Мир знания во многих отношениях преображается в мир экранов, и, возможно, именно благодаря этому однажды наступит «новая эпоха Просвещения» – назовем ее так[120]. Представьте самолет, летящий ночью над океаном: когда небо темнеет и подают ужин, больше всего бросается в глаза то, что лица почти всех пассажиров освещены экранами, на которых проигрывается видео. Возможно, один-два человека из десяти что-то читают – электронную или бумажную книгу, но остальные смотрят. Во многом мы все пассажиры этого самолета, получающие информацию о мире уже не из речи и не с печатной страницы, а с помощью движущихся изображений на экране[121]. Видео – ключ к опутанному сетями миру. Компания Cisco Systems – она создает многие из девайсов, которые нас соединяют, – разработала инструмент, прогнозирующий будущее, под названием «Индекс развития визуальных сетевых технологий». Согласно последнему прогнозу – да, он временами грешит преувеличениями – в 2017 г. на планете было 3,4 миллиарда пользователей интернета, то есть почти половина населения Земли, которое на сегодняшний день составляет 7,7 миллиарда. К 2022 г. пользователей станет 4,8 миллиарда – 60 % от населения Земли[122]. В течение первых лет жизни этой книги людей, подключенных к интернету, в мире станет больше, чем не подключенных. К 2022 г. у более чем 28 миллиардов «девайсов и соединений» будет статус онлайн. И – вот в чем фишка – видео составит 82 % от мирового интернет-трафика[123]. Видео.

Видео!

Видео!

Оно уже доминирует. В пиковые вечерние часы на американских континентах 40 % входящего интернет-трафика приходятся на Netflix, и на одну только Netflix приходится 15 % всего интернет-трафика в мире[124].

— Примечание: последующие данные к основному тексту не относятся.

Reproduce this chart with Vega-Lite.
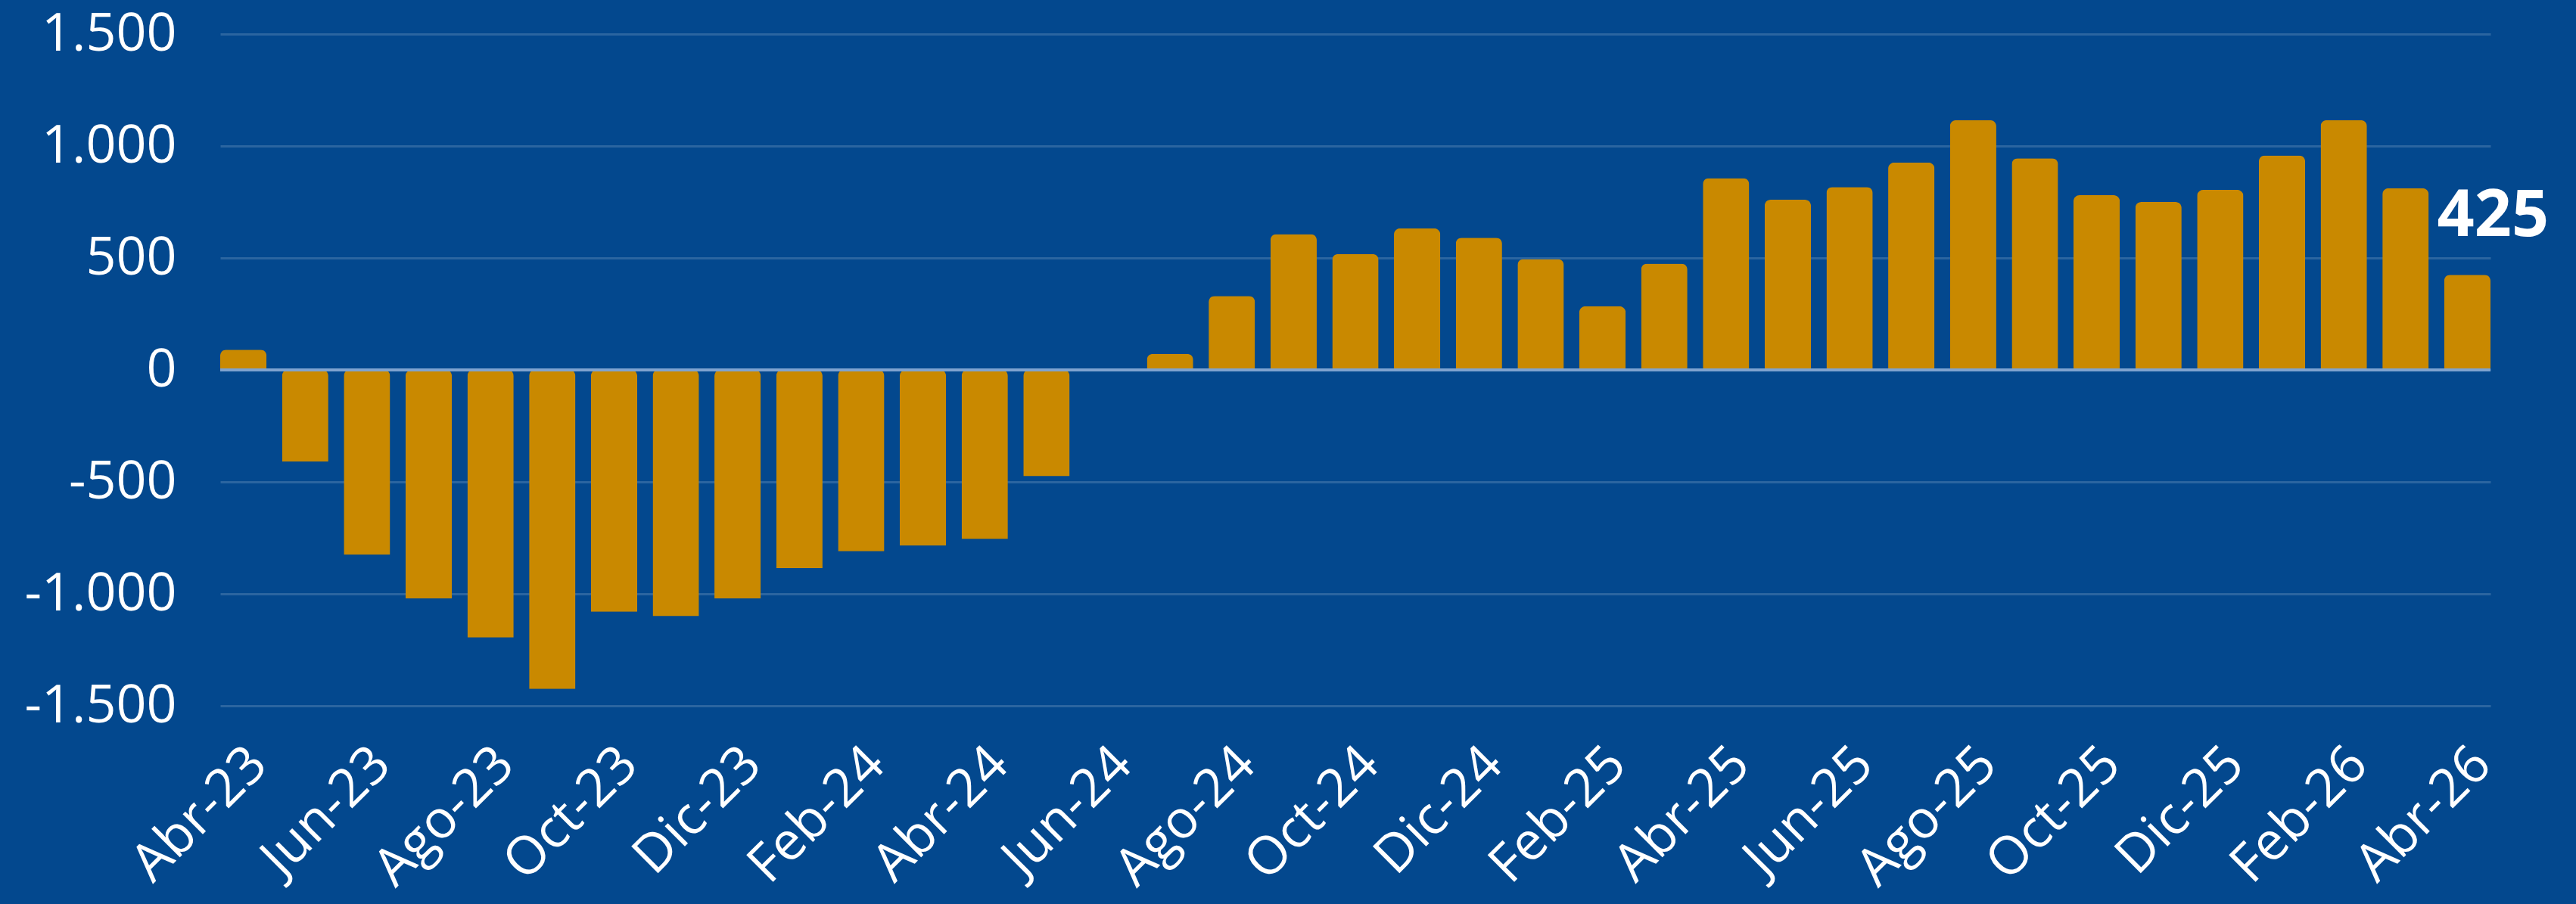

Видео. Корни его превосходства уходят глубоко. Да, мы верим, что общество и его правила зиждутся на доминировании печатного слова, но на самом деле человеческая культура была преимущественно визуальной и звуковой – основанной на картинках и звуках, а не на текстах – гораздо дольше, чем текстуальной. Бóльшую часть времени, проведенного на планете, мы принадлежали к устной культуре, воспринимая информацию на слух. Мы начали с этого. «Хомо сапиенс, – писал педагог, священник и ученый Уолтер Онг, – существует примерно 30 000–50 000 лет. Первые же тексты появились лишь 6000 лет назад». На протяжении всего остального времени мы использовали для общения звуки и картинки. И, как напоминает нам Онг, «написанное слово всегда должно каким-то образом, прямо или косвенно, соотноситься с миром звука, естественной средой обитания языка, чтобы мы могли понять значение этого слова. "Чтение" текста означает его звуковое воспроизведение вслух или мысленно… Письменность никогда не обходится без устной речи»[125]. Профессор лингвистики из Массачусетского технологического института Сигэру Миягава и его коллеги также предположили, что наскальные рисунки первых людей расположены там, где они расположены – глубоко в пещерах, не ради защиты от хищников и не потому, что там лучшее место для костра, а по той причине, что в пещерах есть эхо и громкость звука – то, что необходимо рассказчику, повествующему о животных, которые нарисованы на стенах. Звук и картинка – кино эпохи плейстоцена[126].